On the first day of the martial arts club meeting, I met a sophomore from Boston named Peter Steeves and learned that he was a junior student at a school called the New England Ninpo Society – one of the very few legitimate ninja schools in the country in Stephen K. Hayes‘ lineage. (today, that’s the Boston Martial Arts Center) I decided to see if this guy Peter was legitimate and at the first workout, unleashed my tournament-winning spinning roundhouse kick.
He politely stepped to the side of it and punched me in the face. After laying on the floor and staring at the ceiling for a while, I asked him what he did.

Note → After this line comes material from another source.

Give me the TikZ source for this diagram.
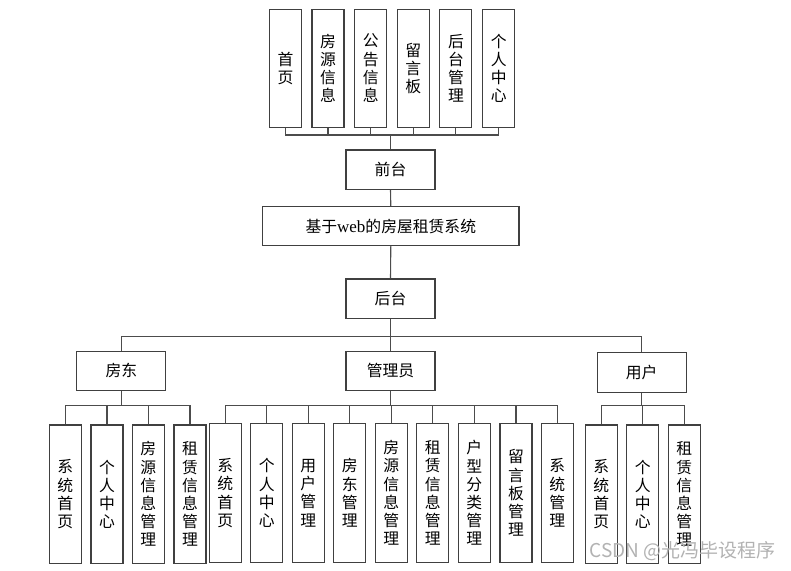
\documentclass[tikz,border=0pt]{standalone}
\usepackage{fontspec}
\setmainfont{Liberation Serif}
\newfontfamily\cjk{Noto Sans CJK SC}
\begin{document}
\begin{tikzpicture}[x=1pt,y=-1pt,
  box/.style={draw=black!75,line width=1.1pt,fill=white,inner sep=0pt,font=\cjk\fontsize{15.8}{18.2}\selectfont},
  hbox/.style={box,minimum width=89pt,minimum height=39.5pt},
  vbox/.style={box,minimum width=32pt,minimum height=138.5pt,align=center},
  tbox/.style={box,minimum width=32pt,minimum height=118pt,align=center},
  link/.style={draw=black!70,line width=1.1pt}]
\useasboundingbox (0,0) rectangle (791,570);
% top row
\node[tbox] (t1) at (285.5,68.3) {首\\页};
\node[tbox] (t2) at (328,68.3) {房\\源\\信\\息};
\node[tbox] (t3) at (370.8,68.3) {公\\告\\信\\息};
\node[tbox] (t4) at (413.3,68.3) {留\\言\\板};
\node[tbox] (t5) at (455.9,68.3) {后\\台\\管\\理};
\node[tbox] (t6) at (498.7,68.3) {个\\人\\中\\心};
\node[hbox] (front) at (390.5,169.7) {前台};
\node[box,minimum width=256.3pt,minimum height=38.5pt] (sys) at (390.8,226) {基于{\rmfamily\fontsize{17}{18}\selectfont web}的房屋租赁系统};
\node[hbox] (back) at (390.5,298.7) {后台};
\node[hbox] (ll) at (121.3,370.8) {房东};
\node[hbox] (ad) at (390.5,370.8) {管理员};
\node[hbox] (us) at (641.7,372.5) {用户};
% landlord leaves
\node[vbox] (l1) at (65.3,494.2) {系\\统\\首\\页};
\node[vbox] (l2) at (107,494.2) {个\\人\\中\\心};
\node[vbox] (l3) at (148.3,494.2) {房\\源\\信\\息\\管\\理};
\node[vbox] (l4) at (190,494.2) {租\\赁\\信\\息\\管\\理};
% admin leaves
\node[vbox] (a1) at (225.3,493) {系\\统\\首\\页};
\node[vbox] (a2) at (266.8,493) {个\\人\\中\\心};
\node[vbox] (a3) at (308.3,493) {用\\户\\管\\理};
\node[vbox] (a4) at (349.7,493) {房\\东\\管\\理};
\node[vbox] (a5) at (391.3,493) {房\\源\\信\\息\\管\\理};
\node[vbox] (a6) at (432.7,493) {租\\赁\\信\\息\\管\\理};
\node[vbox] (a7) at (474.3,493) {户\\型\\分\\类\\管\\理};
\node[vbox] (a8) at (516,493) {留\\言\\板\\管\\理};
\node[vbox] (a9) at (557.3,493) {系\\统\\管\\理};
% user leaves
\node[vbox] (u1) at (601.3,494.2) {系\\统\\首\\页};
\node[vbox] (u2) at (642.7,494.2) {个\\人\\中\\心};
\node[vbox] (u3) at (684.3,494.2) {租\\赁\\信\\息\\管\\理};
% bus coordinates
\coordinate (topbus) at (390.5,135);
\coordinate (rolebus) at (390.5,336.7);
\coordinate (lbus) at (121.3,405.7);
\coordinate (abus) at (390.5,405.7);
\coordinate (ubus) at (641.7,405.7);
% connectors
\foreach \n in {t1,t2,t3,t4,t5,t6} \draw[link] (\n.south) |- (topbus);
\draw[link] (topbus) -- (front.north);
\draw[link] (front.south) -- (sys.north);
\draw[link] (sys.south) -- (back.north);
\draw[link] (back.south) -- (rolebus);
\foreach \n in {ll,ad,us} \draw[link] (\n.north) |- (rolebus);
\draw[link] (ll.south) -- (lbus);
\draw[link] (ad.south) -- (abus);
\draw[link] (us.south) -- (ubus);
\foreach \n in {l1,l2,l3,l4} \draw[link] (\n.north) |- (lbus);
\foreach \n in {a1,a2,a3,a4,a5,a6,a7,a8,a9} \draw[link] (\n.north) |- (abus);
\foreach \n in {u1,u2,u3} \draw[link] (\n.north) |- (ubus);
% watermark
\node[text=black!30,inner sep=0pt,font=\cjk\fontsize{19}{20}\selectfont,anchor=east] (wm) at (776,551) {CSDN @光冯毕设程序};
\end{tikzpicture}
\end{document}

He said, “Well, you kinda missed…” and right then and there I asked him to show me what he’d learned in his training.
We spent the better part of four years working on whatever he was looking at in his training. Peter would head home during breaks and study with his teachers, Mark Davis and Ken Savage, then bring back whatever he’d learned and we’d try it out to the best of our abilities. Starting in my junior year, during holiday breaks like spring breaks, I’d go to Boston and spend the week taking every class I could at the Boston dojo. Nothing says spring break like traveling to one of the least warm, sunny places in America in early March!
As with all things, life changes. I graduated from college and decided I wanted to train more regularly, so I uprooted my life, quit my job, got accepted to graduate school, and moved to Boston, renting an apartment literally about a 3 minute walk away from the Boston dojo. That was 1998, and I’ve been there ever since.

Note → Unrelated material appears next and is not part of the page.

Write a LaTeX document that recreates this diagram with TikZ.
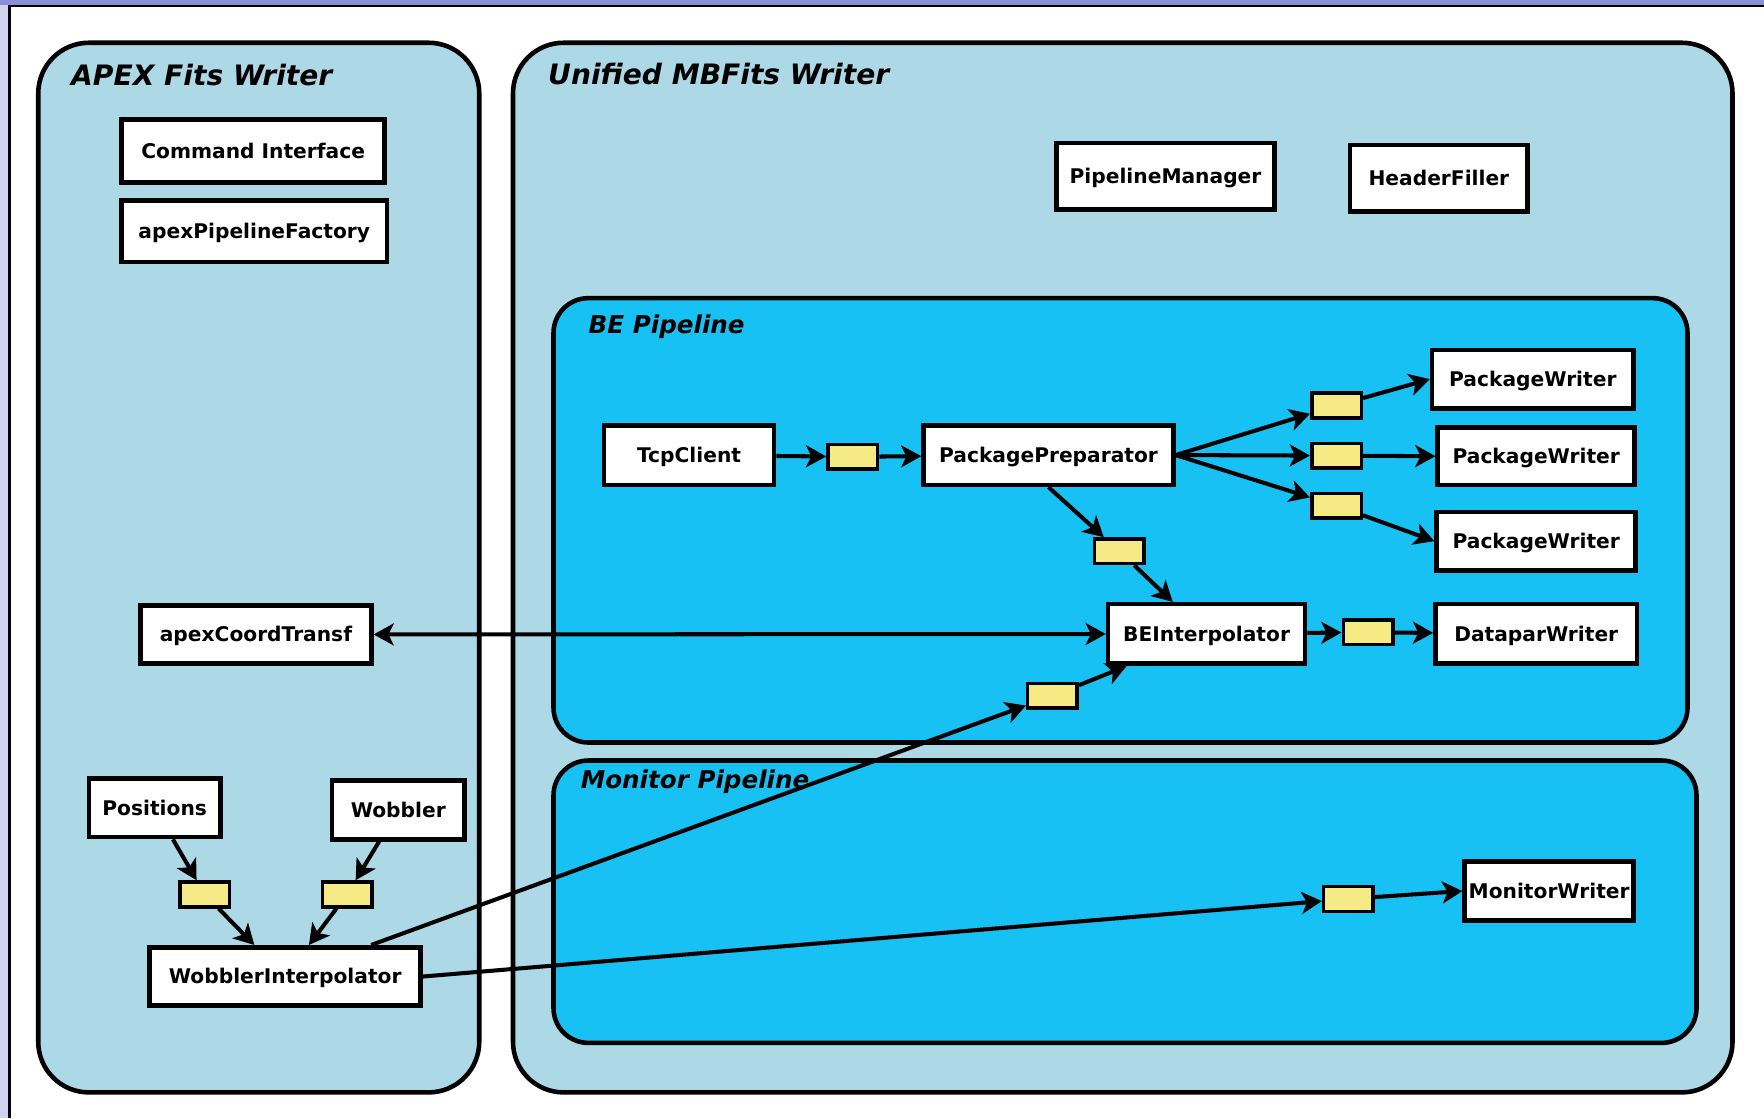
\documentclass[tikz,border=0pt]{standalone}
\usepackage{fontspec}
\setmainfont{DejaVu Sans}
\usetikzlibrary{arrows.meta, calc}

\definecolor{boxblue}{RGB}{173,216,230}
\definecolor{pipeblue}{RGB}{23,193,243}
\definecolor{queuey}{RGB}{245,234,132}
\definecolor{winbar}{RGB}{138,143,214}
\definecolor{winside}{RGB}{208,210,240}

\newlength{\px}
\setlength{\px}{0.0225cm}

\begin{document}
\begin{tikzpicture}[x=0.0225cm, y=-0.0225cm,
  >={Stealth[length=11.5pt, width=12.5pt, inset=3pt]},
  comp/.style={draw, line width=2.6pt, fill=white, inner sep=0pt,
    font=\fontsize{11.5}{13}\selectfont\bfseries, text height=8.4pt, text depth=0pt},
  queue/.style={draw, line width=2pt, fill=queuey, inner sep=0pt,
    minimum width=44\px, minimum height=22\px},
  area/.style={draw, line width=2.6pt, rounded corners=45\px, fill=boxblue},
  pipe/.style={draw, line width=2.6pt, rounded corners=31\px, fill=pipeblue},
  title/.style={anchor=base west, inner sep=0pt, font=\fontsize{16}{19}\selectfont\bfseries\itshape},
  subtitle/.style={title, font=\fontsize{14}{17}\selectfont\bfseries\itshape},
  flow/.style={line width=2.3pt, ->}]
  \useasboundingbox (0,0) rectangle (1568,994);
  \fill[white] (0,0) rectangle (1568,994);
  \fill[winside] (0,0) rectangle (7.5,994);
  \fill[winbar] (0,0) rectangle (1568,4.4);
  \draw[line width=1.15pt] (8.5,5.3) -- (1568,5.3);
  \draw[line width=1.7pt] (8.45,4.4) -- (8.45,994);

  \draw[area] (34,38) rectangle (426,971);
  \draw[area] (456,38) rectangle (1540,971);
  \draw[pipe] (492,265) rectangle (1500,660);
  \draw[pipe] (492,676) rectangle (1508,927);

  \node[title] (apextitle) at (63,75.6) {APEX Fits Writer};
  \node[title] (mbtitle) at (487,75) {Unified MBFits Writer};
  \node[subtitle] (betitle) at (523,296) {BE Pipeline};
  \node[subtitle] (montitle) at (516,700.5) {Monitor Pipeline};

  \node[comp, minimum width=234\px, minimum height=56\px] (cmd) at (225,134) {Command Interface};
  \node[comp, minimum width=236\px, minimum height=55\px] (apf) at (226,205.5) {apexPipelineFactory};
  \node[comp, minimum width=205\px, minimum height=52\px] (act) at (227.5,564) {apexCoordTransf};
  \node[comp, minimum width=117\px, minimum height=52\px] (pos) at (137.5,718) {Positions};
  \node[comp, minimum width=118\px, minimum height=52\px] (wob) at (354,720) {Wobbler};
  \node[comp, minimum width=241\px, minimum height=52\px] (wi) at (253.5,868) {WobblerInterpolator};
  \node[queue] (qpos) at (182,795) {};
  \node[queue] (qwob) at (308.5,795) {};

  \node[comp, minimum width=194\px, minimum height=59\px] (pm) at (1036,156.5) {PipelineManager};
  \node[comp, minimum width=158\px, minimum height=59\px] (hf) at (1279,158.5) {HeaderFiller};

  \node[comp, minimum width=151\px, minimum height=53\px] (tcp) at (612.5,404.5) {TcpClient};
  \node[queue] (qtcp) at (758,406) {};
  \node[comp, minimum width=222\px, minimum height=53\px] (pp) at (932,404.5) {PackagePreparator};
  \node[queue] (qpw1) at (1188,360.5) {};
  \node[queue] (qpw2) at (1188,405) {};
  \node[queue] (qpw3) at (1188,449.5) {};
  \node[comp, minimum width=179\px, minimum height=52\px] (pw1) at (1362.5,337) {PackageWriter};
  \node[comp, minimum width=175\px, minimum height=51\px] (pw2) at (1365.5,405.5) {PackageWriter};
  \node[comp, minimum width=177\px, minimum height=52\px] (pw3) at (1365.5,481) {PackageWriter};
  \node[queue] (qpp) at (995,490) {};
  \node[comp, minimum width=175\px, minimum height=53\px] (be) at (1072.5,563.5) {BEInterpolator};
  \node[queue] (qbe) at (1216,562) {};
  \node[comp, minimum width=179\px, minimum height=53\px] (dw) at (1365.5,563.5) {DataparWriter};
  \node[queue] (qwi) at (935.5,618.5) {};

  \node[queue] (qmon) at (1198.5,799) {};
  \node[comp, minimum width=150\px, minimum height=52\px] (mw) at (1377,792) {MonitorWriter};

  \path[draw, flow] (pos) -- (qpos);
  \path[draw, flow] (qpos) -- (wi);
  \path[draw, flow] (wob) -- (qwob);
  \path[draw, flow] (qwob) -- (wi);
  \path[draw, flow] (tcp) -- (qtcp);
  \path[draw, flow] (qtcp) -- (pp);
  \path[draw, flow] (pp.east) -- (qpw1);
  \path[draw, flow] (pp.east) -- (qpw2);
  \path[draw, flow] (pp.east) -- (qpw3);
  \path[draw, flow] (qpw1) -- (pw1.west);
  \path[draw, flow] (qpw2) -- (pw2.west);
  \path[draw, flow] (qpw3) -- (pw3.west);
  \path[draw, flow] (pp.south) -- (qpp);
  \path[draw, flow] (qpp) -- (be);
  \path[draw, flow] (be) -- (qbe);
  \path[draw, flow] (qbe) -- (dw);
  \path[draw, flow, <->] (act) -- (be);
  \path[draw, flow] (wi) -- (qwi);
  \path[draw, flow] (qwi) -- (be);
  \path[draw, flow] (wi.east) -- (qmon);
  \path[draw, flow] (qmon) -- (mw.west);
\end{tikzpicture}
\end{document}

What’s interesting throughout this entire journey is what kept me in the martial arts. To be blunt, I started in the martial arts because I was tired of being on the receiving end of some bullying and wanted to give back better than I got. One of the starkest lessons I’ve ever learned was that first workout in college – no matter how fast, tough, or powerful you think you are, there’s almost certainly someone else who is going to eat your lunch.

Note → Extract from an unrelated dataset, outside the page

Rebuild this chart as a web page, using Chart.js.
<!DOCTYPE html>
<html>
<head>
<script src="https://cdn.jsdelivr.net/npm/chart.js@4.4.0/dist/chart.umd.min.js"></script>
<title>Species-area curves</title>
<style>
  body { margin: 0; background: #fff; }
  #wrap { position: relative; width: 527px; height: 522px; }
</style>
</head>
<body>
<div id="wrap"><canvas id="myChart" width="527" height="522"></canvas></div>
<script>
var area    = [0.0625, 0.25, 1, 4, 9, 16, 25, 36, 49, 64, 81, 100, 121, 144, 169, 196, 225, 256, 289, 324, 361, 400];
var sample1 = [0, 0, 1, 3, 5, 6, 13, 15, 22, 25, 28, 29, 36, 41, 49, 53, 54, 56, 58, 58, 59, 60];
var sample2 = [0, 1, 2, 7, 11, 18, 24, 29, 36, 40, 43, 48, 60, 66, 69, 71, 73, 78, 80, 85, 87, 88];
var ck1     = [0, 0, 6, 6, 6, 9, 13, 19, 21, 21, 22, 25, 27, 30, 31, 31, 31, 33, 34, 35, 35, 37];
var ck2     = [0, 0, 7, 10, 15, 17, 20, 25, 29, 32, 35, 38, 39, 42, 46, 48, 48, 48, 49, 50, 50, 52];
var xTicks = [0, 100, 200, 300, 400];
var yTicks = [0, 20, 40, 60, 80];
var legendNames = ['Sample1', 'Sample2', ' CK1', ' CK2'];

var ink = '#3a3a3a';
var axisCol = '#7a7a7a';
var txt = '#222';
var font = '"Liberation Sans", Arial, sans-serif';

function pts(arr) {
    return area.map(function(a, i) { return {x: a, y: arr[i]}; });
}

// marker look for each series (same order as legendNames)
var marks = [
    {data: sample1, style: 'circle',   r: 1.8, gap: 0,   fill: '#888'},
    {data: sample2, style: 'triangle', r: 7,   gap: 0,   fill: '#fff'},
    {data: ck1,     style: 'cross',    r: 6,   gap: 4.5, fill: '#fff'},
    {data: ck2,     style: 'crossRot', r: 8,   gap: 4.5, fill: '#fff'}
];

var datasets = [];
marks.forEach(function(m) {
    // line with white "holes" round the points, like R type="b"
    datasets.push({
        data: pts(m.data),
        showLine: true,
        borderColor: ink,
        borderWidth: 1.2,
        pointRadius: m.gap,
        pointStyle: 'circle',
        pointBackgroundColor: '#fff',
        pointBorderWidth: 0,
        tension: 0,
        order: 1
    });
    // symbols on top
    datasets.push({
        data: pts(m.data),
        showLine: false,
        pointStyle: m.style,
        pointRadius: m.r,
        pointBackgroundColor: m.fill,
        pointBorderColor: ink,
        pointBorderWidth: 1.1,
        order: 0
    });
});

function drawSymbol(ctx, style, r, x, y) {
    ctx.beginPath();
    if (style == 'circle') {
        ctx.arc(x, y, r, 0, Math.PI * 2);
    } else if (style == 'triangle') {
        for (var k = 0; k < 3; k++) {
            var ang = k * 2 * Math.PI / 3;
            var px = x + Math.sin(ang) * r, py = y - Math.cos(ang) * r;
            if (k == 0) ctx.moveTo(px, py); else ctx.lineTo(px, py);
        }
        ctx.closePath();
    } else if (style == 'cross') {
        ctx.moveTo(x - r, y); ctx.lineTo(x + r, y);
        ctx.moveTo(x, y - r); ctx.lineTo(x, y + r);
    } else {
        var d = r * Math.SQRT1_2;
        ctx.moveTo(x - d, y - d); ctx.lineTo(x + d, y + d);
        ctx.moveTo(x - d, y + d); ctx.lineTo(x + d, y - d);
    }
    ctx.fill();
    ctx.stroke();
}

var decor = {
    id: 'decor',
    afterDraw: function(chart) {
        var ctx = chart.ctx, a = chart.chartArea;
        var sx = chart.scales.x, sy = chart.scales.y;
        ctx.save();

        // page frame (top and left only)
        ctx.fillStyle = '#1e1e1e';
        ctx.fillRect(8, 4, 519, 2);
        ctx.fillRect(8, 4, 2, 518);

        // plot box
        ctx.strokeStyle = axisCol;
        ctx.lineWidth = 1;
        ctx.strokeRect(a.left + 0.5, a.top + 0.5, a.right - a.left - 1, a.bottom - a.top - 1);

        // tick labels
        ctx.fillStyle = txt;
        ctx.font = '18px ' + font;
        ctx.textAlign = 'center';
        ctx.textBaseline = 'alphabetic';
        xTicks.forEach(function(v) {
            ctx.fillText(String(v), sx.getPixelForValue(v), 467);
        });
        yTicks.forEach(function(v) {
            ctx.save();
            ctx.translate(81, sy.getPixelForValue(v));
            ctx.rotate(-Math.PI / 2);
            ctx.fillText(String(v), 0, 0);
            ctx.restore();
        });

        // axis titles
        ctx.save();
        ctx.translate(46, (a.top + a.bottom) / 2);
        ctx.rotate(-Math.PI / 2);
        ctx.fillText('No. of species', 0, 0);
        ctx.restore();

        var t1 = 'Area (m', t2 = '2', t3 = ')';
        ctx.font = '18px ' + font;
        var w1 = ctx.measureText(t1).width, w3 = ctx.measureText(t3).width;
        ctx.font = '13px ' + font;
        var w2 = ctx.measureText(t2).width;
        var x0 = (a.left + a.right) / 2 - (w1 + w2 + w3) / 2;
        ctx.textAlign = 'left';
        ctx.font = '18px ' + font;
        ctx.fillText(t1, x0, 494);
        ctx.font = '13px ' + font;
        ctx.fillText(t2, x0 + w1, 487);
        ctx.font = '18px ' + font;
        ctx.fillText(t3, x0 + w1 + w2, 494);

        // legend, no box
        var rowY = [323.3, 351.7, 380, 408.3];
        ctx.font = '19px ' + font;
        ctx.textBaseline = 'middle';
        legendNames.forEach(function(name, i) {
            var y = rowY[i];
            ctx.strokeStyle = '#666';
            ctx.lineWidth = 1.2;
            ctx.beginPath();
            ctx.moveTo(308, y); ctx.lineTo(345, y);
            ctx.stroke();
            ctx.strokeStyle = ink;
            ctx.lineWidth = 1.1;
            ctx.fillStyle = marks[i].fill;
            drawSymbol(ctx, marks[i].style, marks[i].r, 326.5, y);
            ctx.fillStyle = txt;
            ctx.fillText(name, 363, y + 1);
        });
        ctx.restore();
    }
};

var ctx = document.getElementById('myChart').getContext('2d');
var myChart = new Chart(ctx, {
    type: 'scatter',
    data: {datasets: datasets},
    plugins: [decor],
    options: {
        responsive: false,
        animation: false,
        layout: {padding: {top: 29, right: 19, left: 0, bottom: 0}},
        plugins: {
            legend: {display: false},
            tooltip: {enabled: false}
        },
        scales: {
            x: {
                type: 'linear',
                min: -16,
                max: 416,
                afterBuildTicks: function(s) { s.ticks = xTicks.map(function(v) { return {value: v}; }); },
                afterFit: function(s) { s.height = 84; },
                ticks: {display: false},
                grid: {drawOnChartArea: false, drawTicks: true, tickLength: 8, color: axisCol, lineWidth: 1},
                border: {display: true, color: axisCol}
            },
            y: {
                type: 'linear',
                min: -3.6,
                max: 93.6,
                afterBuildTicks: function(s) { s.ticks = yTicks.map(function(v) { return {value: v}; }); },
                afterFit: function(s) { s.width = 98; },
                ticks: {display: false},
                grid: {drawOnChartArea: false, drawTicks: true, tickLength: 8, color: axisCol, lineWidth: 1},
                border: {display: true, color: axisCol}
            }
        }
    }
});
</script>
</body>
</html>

These days, being tough, being some super warrior is fairly far down on the list of motivating things to me. There are so very few things in life that are worth fighting for – family, loved ones, the safety and health of friends – and so many ways in which others can harm you without ever laying a finger on you. Ask anyone who’s ever been unemployed or desperate for money just how vicious life can be, and you quickly realize that being a tough fighter by itself isn’t much help there. Ultimately, a successful martial practitioner has to be able to win no matter what the situation is – and 99% of the battles we fight every day don’t involve bare knuckles or swords.
The reason I still train and go to the dojo twice a week is because so much of the ninjutsu training is about mastering yourself and learning powerful strategies for dealing with the threats to your happiness and the happiness of the people you care about. That’s what keeps me coming back – learning more, refining what I know, and learning some more on top of that.
It’s not just martial arts, either – the meditation and mind sciences in our tradition help me to improve myself from the inside out – everything ranging from understanding why I react in certain ways to how to lose my temper less.
Some of the strategies and ideas I’ve learned in my training I now share, both as an apprentice instructor at the Boston Martial Arts Center, but also in my work in new media and social media. For example, the old ninja battlefield strategy of joei no jutsu finds new life in a case study of using new media to locate a missing child successfully.
I’ll wrap up by saying that everything here is subject to change as I get older and more experienced. I may look back on this post in another decade and laugh my ass off at how ludicrous it seems from the perspective of a mid-40s, 30 year practitioner of the ninja martial arts. I look forward to that day, because it will mean that I’ve grown past what I understand to be true now – and I hope we’ll share the laugh over a beer when I do.